▶ _WORK TO DO_: From the records below, copy every line that contains the word "drawn".
-- START --
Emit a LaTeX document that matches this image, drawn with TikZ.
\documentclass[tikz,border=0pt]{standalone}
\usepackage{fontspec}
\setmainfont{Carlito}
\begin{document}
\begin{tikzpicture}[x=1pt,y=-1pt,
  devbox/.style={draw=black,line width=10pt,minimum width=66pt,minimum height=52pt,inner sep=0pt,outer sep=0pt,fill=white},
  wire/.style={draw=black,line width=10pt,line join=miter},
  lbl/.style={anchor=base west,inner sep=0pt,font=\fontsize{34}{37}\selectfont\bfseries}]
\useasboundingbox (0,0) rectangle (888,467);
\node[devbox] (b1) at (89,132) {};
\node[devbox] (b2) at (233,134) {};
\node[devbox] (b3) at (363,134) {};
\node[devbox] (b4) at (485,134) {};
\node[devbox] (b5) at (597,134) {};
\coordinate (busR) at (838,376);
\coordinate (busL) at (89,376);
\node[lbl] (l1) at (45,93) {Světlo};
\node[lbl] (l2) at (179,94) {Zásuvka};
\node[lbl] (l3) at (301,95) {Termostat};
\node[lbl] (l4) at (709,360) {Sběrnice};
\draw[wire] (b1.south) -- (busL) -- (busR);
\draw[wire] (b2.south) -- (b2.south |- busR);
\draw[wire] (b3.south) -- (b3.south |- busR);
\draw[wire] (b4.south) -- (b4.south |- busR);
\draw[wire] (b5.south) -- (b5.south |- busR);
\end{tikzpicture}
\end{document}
-- END --
-- START --
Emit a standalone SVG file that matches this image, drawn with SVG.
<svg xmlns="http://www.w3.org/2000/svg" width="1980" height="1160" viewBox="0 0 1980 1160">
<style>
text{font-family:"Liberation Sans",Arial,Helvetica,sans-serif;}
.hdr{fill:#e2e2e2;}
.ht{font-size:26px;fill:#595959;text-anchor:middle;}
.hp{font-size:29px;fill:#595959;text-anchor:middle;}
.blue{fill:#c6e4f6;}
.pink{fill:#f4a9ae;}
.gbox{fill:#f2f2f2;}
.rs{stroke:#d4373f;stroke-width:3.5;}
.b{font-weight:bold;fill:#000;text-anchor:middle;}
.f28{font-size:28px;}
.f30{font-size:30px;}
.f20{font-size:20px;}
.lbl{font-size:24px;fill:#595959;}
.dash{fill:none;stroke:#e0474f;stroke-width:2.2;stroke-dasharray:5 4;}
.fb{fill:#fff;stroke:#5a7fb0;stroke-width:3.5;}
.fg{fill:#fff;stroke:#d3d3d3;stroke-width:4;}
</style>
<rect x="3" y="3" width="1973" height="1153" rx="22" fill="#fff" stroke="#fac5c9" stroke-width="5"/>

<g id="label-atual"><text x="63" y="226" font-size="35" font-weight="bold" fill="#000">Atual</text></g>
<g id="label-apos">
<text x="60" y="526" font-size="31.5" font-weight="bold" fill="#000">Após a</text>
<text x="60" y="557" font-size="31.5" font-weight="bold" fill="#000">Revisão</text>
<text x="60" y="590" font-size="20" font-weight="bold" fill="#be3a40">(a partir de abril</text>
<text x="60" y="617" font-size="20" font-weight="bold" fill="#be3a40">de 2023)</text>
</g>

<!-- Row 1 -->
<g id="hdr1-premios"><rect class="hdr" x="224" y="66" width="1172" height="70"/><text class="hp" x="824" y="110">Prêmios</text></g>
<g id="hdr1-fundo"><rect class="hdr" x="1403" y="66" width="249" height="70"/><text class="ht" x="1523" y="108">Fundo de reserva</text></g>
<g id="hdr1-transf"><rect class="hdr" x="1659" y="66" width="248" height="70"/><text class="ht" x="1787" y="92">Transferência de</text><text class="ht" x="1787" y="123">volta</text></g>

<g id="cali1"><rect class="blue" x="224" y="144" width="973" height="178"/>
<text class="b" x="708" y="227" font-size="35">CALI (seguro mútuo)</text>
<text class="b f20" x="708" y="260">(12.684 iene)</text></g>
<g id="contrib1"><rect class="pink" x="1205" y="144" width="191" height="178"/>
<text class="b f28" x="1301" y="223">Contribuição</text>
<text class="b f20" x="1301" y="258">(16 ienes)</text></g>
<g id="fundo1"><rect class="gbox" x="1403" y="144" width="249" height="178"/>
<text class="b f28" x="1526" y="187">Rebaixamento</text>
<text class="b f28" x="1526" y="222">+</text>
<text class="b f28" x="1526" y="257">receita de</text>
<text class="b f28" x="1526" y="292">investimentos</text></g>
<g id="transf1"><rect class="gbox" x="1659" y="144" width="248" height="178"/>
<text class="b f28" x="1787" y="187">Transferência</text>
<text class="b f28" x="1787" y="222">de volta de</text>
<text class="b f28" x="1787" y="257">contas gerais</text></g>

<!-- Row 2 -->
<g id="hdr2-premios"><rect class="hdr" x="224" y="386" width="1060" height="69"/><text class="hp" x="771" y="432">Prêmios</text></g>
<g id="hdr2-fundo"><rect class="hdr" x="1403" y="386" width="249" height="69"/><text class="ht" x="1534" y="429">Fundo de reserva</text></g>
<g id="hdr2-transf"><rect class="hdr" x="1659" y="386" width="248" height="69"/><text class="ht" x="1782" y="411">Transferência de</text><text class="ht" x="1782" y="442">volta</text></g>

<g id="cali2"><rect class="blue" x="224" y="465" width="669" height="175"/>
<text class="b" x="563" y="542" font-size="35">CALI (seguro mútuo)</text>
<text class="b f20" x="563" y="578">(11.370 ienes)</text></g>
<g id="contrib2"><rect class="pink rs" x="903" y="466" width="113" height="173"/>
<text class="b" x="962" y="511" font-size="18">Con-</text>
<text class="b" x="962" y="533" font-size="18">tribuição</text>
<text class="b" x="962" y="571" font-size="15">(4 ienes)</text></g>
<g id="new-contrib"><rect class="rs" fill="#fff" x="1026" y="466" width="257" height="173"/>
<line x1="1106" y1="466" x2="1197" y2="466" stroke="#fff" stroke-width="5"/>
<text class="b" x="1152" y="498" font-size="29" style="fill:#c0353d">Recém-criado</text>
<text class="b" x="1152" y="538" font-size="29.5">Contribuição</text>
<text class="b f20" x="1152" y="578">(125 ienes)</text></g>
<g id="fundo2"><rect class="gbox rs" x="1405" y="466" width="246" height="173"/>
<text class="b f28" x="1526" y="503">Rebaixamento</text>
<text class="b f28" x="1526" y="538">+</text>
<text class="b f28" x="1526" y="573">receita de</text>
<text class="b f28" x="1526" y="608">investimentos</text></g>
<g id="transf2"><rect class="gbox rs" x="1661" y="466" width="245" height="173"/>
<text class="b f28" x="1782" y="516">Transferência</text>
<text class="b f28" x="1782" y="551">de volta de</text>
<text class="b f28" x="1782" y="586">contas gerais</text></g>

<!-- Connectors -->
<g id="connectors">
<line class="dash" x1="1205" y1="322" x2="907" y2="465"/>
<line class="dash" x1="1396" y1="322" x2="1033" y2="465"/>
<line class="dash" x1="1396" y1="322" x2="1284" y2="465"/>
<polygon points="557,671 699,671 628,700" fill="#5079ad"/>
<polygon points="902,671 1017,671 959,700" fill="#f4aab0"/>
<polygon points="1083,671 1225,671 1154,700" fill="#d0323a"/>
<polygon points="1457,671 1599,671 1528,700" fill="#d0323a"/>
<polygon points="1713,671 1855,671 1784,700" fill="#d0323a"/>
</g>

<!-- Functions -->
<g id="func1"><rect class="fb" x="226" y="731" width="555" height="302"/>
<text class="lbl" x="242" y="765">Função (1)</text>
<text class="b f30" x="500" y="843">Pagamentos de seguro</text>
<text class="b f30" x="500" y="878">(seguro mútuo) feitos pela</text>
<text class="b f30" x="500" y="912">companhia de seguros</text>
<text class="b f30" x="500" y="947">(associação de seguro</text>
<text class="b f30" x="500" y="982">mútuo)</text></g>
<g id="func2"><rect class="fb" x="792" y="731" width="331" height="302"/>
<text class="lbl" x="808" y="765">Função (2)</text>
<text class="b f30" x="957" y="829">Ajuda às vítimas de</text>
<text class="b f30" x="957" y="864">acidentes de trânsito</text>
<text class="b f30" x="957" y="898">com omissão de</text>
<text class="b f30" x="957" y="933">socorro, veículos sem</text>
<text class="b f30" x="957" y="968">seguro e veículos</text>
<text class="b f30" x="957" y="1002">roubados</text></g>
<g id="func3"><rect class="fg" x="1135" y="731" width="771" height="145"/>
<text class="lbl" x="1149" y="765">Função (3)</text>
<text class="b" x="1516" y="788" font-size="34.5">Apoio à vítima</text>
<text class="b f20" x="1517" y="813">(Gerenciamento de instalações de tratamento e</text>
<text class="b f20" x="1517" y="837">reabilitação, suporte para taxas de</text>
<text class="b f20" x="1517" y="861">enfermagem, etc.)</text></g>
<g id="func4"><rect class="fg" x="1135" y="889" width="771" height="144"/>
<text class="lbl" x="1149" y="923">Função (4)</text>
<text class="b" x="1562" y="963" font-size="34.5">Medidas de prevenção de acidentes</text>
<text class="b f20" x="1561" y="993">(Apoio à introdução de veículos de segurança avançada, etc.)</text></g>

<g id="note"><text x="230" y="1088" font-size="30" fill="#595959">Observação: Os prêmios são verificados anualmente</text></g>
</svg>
-- END --
▶ _RESPONSE FOR THIS EXERCISE_:
Emit a LaTeX document that matches this image, drawn with TikZ.
Emit a standalone SVG file that matches this image, drawn with SVG.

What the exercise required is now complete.